> [Source data]:
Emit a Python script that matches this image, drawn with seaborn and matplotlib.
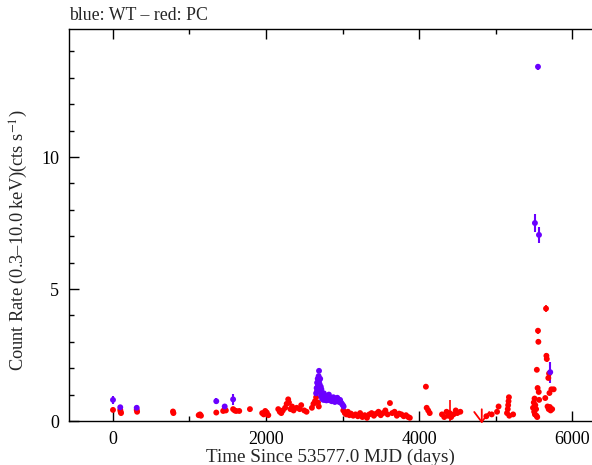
import numpy as np
import pandas as pd
import seaborn as sns
import matplotlib.pyplot as plt
from matplotlib.ticker import MultipleLocator

# WT mode points (blue)
wt_time = [0, 95, 310, 1350, 1460, 1570,
           2655, 2662, 2668, 2672, 2676, 2680, 2684, 2688, 2693, 2697,
           2700, 2704, 2708, 2712, 2716, 2720, 2724, 2728, 2733, 2738,
           2744, 2750, 2756, 2762, 2768, 2775, 2782, 2790, 2798, 2806,
           2814, 2822, 2830, 2840, 2850, 2860, 2870, 2880, 2890, 2900,
           2910, 2920, 2932, 2944, 2956, 2968, 2980, 2992, 3005, 3015,
           5515, 5555, 5568, 5715]
wt_rate = [0.80, 0.52, 0.50, 0.75, 0.55, 0.82,
           1.05, 1.25, 1.45, 1.15, 1.60, 1.35, 1.50, 1.70, 1.90, 1.55,
           1.40, 1.25, 1.60, 1.10, 1.30, 0.95, 1.20, 1.05, 0.85, 1.00,
           0.90, 0.80, 1.05, 0.85, 0.95, 0.80, 0.90, 0.78, 0.85, 0.95,
           0.80, 1.00, 0.88, 0.78, 0.85, 0.75, 0.82, 0.90, 0.78, 0.72,
           0.85, 0.80, 0.88, 0.78, 0.72, 0.80, 0.70, 0.65, 0.60, 0.55,
           7.50, 13.42, 7.05, 1.85]
wt_err = [0.15, 0.10, 0.10, 0.12, 0.08, 0.20,
          0.08, 0.08, 0.08, 0.08, 0.08, 0.08, 0.08, 0.08, 0.08, 0.08,
          0.08, 0.08, 0.08, 0.08, 0.08, 0.07, 0.07, 0.07, 0.07, 0.07,
          0.07, 0.07, 0.07, 0.07, 0.07, 0.07, 0.07, 0.07, 0.07, 0.07,
          0.07, 0.07, 0.07, 0.07, 0.07, 0.07, 0.07, 0.07, 0.07, 0.07,
          0.07, 0.07, 0.07, 0.07, 0.07, 0.07, 0.07, 0.07, 0.07, 0.07,
          0.35, 0.12, 0.30, 0.40]

# PC mode points (red)
pc_time = [0, 95, 100, 105, 310, 315,
           784, 790, 1120, 1137, 1150,
           1350, 1440, 1460, 1475, 1570, 1590, 1610, 1650, 1790,
           1950, 1970, 1990, 2010, 2030,
           2160, 2180, 2200, 2220, 2250, 2270, 2290, 2300, 2320, 2340,
           2360, 2400, 2440, 2460, 2500, 2530,
           2600, 2620, 2640, 2655, 2665, 2672, 2680, 2690,
           3010, 3030, 3050, 3070, 3090, 3110, 3140, 3170, 3200, 3230,
           3260, 3290, 3320, 3350, 3380, 3410, 3440, 3470, 3500, 3530,
           3560, 3590, 3620, 3650, 3680, 3710, 3740, 3770, 3800, 3830,
           3860, 3880,
           4090, 4100, 4120, 4140,
           4300, 4330, 4360, 4380, 4400, 4420, 4450, 4480, 4500, 4540,
           4880, 4950,
           5020, 5040, 5150, 5160, 5165, 5170, 5175, 5180, 5230,
           5490, 5500, 5505, 5510, 5515, 5520, 5530, 5535, 5540, 5545,
           5550, 5555, 5560, 5565, 5570,
           5650, 5660, 5665, 5670, 5680, 5690, 5695, 5700, 5705, 5710,
           5720, 5730, 5740, 5760]
pc_rate = [0.42, 0.42, 0.35, 0.30, 0.42, 0.35,
           0.36, 0.30, 0.22, 0.25, 0.20,
           0.32, 0.38, 0.45, 0.40, 0.45, 0.40, 0.38, 0.38, 0.45,
           0.30, 0.25, 0.38, 0.32, 0.22,
           0.45, 0.35, 0.30, 0.40, 0.50, 0.65, 0.82, 0.70, 0.45, 0.55,
           0.40, 0.50, 0.45, 0.60, 0.40, 0.35,
           0.50, 0.65, 0.75, 0.90, 1.10, 1.25, 0.70, 0.55,
           0.40, 0.30, 0.25, 0.35, 0.22, 0.28, 0.20, 0.25, 0.18, 0.30,
           0.15, 0.22, 0.12, 0.25, 0.30, 0.20, 0.28, 0.35, 0.22, 0.30,
           0.40, 0.25, 0.68, 0.30, 0.35, 0.20, 0.28, 0.25, 0.18, 0.22,
           0.15, 0.12,
           1.30, 0.50, 0.40, 0.30,
           0.25, 0.15, 0.35, 0.20, 0.30, 0.15, 0.25, 0.40, 0.30, 0.35,
           0.18, 0.25,
           0.35, 0.55, 0.30, 0.45, 0.60, 0.75, 0.90, 0.20, 0.25,
           0.50, 0.70, 0.35, 0.85, 0.25, 0.60, 0.45, 0.20, 1.94, 0.15,
           1.25, 3.42, 3.00, 1.10, 0.80,
           0.87, 4.26, 2.47, 2.35, 0.55, 1.63, 0.45, 1.80, 1.06, 0.53,
           0.40, 1.20, 0.45, 1.20]
pc_err = [0.04, 0.04, 0.04, 0.04, 0.04, 0.04,
          0.04, 0.04, 0.03, 0.03, 0.03,
          0.04, 0.04, 0.04, 0.04, 0.04, 0.04, 0.04, 0.04, 0.04,
          0.04, 0.04, 0.04, 0.04, 0.04,
          0.05, 0.05, 0.05, 0.05, 0.05, 0.06, 0.07, 0.06, 0.05, 0.05,
          0.05, 0.05, 0.05, 0.05, 0.05, 0.05,
          0.05, 0.06, 0.06, 0.07, 0.08, 0.08, 0.06, 0.05,
          0.04, 0.04, 0.04, 0.04, 0.04, 0.04, 0.04, 0.04, 0.04, 0.04,
          0.04, 0.04, 0.04, 0.04, 0.04, 0.04, 0.04, 0.04, 0.04, 0.04,
          0.04, 0.04, 0.06, 0.04, 0.04, 0.04, 0.04, 0.04, 0.04, 0.04,
          0.04, 0.04,
          0.08, 0.06, 0.06, 0.05,
          0.06, 0.06, 0.06, 0.06, 0.50, 0.06, 0.06, 0.06, 0.06, 0.06,
          0.06, 0.06,
          0.06, 0.06, 0.06, 0.06, 0.06, 0.06, 0.06, 0.06, 0.06,
          0.06, 0.06, 0.06, 0.06, 0.06, 0.06, 0.06, 0.06, 0.08, 0.06,
          0.08, 0.12, 0.10, 0.08, 0.06,
          0.08, 0.12, 0.10, 0.10, 0.06, 0.08, 0.06, 0.08, 0.08, 0.06,
          0.06, 0.08, 0.06, 0.08]

# PC upper limits
ul_time = [4820]
ul_rate = [0.55]

wt = pd.DataFrame({"time": wt_time, "rate": wt_rate, "err": wt_err})
pc = pd.DataFrame({"time": pc_time, "rate": pc_rate, "err": pc_err})

blue = "#6a00ff"
red = "#ff0000"

sns.set_theme(style="ticks")
plt.rcParams["font.family"] = ["Liberation Serif", "DejaVu Serif"]
plt.rcParams["mathtext.fontset"] = "stix"

fig = plt.figure(figsize=(5.92, 4.65), dpi=100)
ax = fig.add_axes([69 / 592, 44 / 465, 1 - 69 / 592, 392 / 465])

# red first, blue on top
ax.errorbar(pc["time"], pc["rate"], yerr=pc["err"], fmt="none", ecolor=red, elinewidth=1.2)
sns.scatterplot(data=pc, x="time", y="rate", color=red, s=18, edgecolor="none", ax=ax, zorder=3)
ax.errorbar(wt["time"], wt["rate"], yerr=wt["err"], xerr=12, fmt="none", ecolor=blue, elinewidth=1.5)
sns.scatterplot(data=wt, x="time", y="rate", color=blue, s=18, edgecolor="none", ax=ax, zorder=4)

for t, r in zip(ul_time, ul_rate):
    ax.annotate("", xy=(t, -0.2), xytext=(t, r), annotation_clip=False,
                arrowprops=dict(arrowstyle="->,head_length=0.6,head_width=0.45", color=red, lw=1.3))

ax.set_xlim(-575, 6261)
ax.set_ylim(0, 14.85)
ax.xaxis.set_major_locator(MultipleLocator(2000))
ax.xaxis.set_minor_locator(MultipleLocator(1000))
ax.yaxis.set_major_locator(MultipleLocator(5))
ax.yaxis.set_minor_locator(MultipleLocator(1))
ax.tick_params(which="both", direction="in", top=True, right=False, width=1, labelsize=13, colors="black")
ax.tick_params(which="major", length=7, pad=7)
ax.tick_params(which="minor", length=3.5)
ax.spines["right"].set_visible(False)
for s in ["left", "bottom", "top"]:
    ax.spines[s].set_linewidth(1)
    ax.spines[s].set_color("black")

ax.set_xlabel("Time Since 53577.0 MJD (days)", fontsize=13.8, labelpad=1)
ax.set_ylabel("Count Rate (0.3–10.0 keV)(cts s$^{-1}$)", fontsize=13.2)
ax.yaxis.set_label_coords(-0.074, 0.46)
fig.text(69 / 592, 1 - 15 / 465, "blue: WT – red: PC", ha="left", va="center", fontsize=12.8)

fig.savefig("out.png", dpi=100)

> [Instructions to follow]: Your task is to restate word for word the lines from the top of the data to the line containing "0.35, 0.12, 0.30, 0.40]", both ends included, with every picture left out.

> [Problem solution]:
Emit a Python script that matches this image, drawn with seaborn and matplotlib.
import numpy as np
import pandas as pd
import seaborn as sns
import matplotlib.pyplot as plt
from matplotlib.ticker import MultipleLocator

# WT mode points (blue)
wt_time = [0, 95, 310, 1350, 1460, 1570,
           2655, 2662, 2668, 2672, 2676, 2680, 2684, 2688, 2693, 2697,
           2700, 2704, 2708, 2712, 2716, 2720, 2724, 2728, 2733, 2738,
           2744, 2750, 2756, 2762, 2768, 2775, 2782, 2790, 2798, 2806,
           2814, 2822, 2830, 2840, 2850, 2860, 2870, 2880, 2890, 2900,
           2910, 2920, 2932, 2944, 2956, 2968, 2980, 2992, 3005, 3015,
           5515, 5555, 5568, 5715]
wt_rate = [0.80, 0.52, 0.50, 0.75, 0.55, 0.82,
           1.05, 1.25, 1.45, 1.15, 1.60, 1.35, 1.50, 1.70, 1.90, 1.55,
           1.40, 1.25, 1.60, 1.10, 1.30, 0.95, 1.20, 1.05, 0.85, 1.00,
           0.90, 0.80, 1.05, 0.85, 0.95, 0.80, 0.90, 0.78, 0.85, 0.95,
           0.80, 1.00, 0.88, 0.78, 0.85, 0.75, 0.82, 0.90, 0.78, 0.72,
           0.85, 0.80, 0.88, 0.78, 0.72, 0.80, 0.70, 0.65, 0.60, 0.55,
           7.50, 13.42, 7.05, 1.85]
wt_err = [0.15, 0.10, 0.10, 0.12, 0.08, 0.20,
          0.08, 0.08, 0.08, 0.08, 0.08, 0.08, 0.08, 0.08, 0.08, 0.08,
          0.08, 0.08, 0.08, 0.08, 0.08, 0.07, 0.07, 0.07, 0.07, 0.07,
          0.07, 0.07, 0.07, 0.07, 0.07, 0.07, 0.07, 0.07, 0.07, 0.07,
          0.07, 0.07, 0.07, 0.07, 0.07, 0.07, 0.07, 0.07, 0.07, 0.07,
          0.07, 0.07, 0.07, 0.07, 0.07, 0.07, 0.07, 0.07, 0.07, 0.07,
          0.35, 0.12, 0.30, 0.40]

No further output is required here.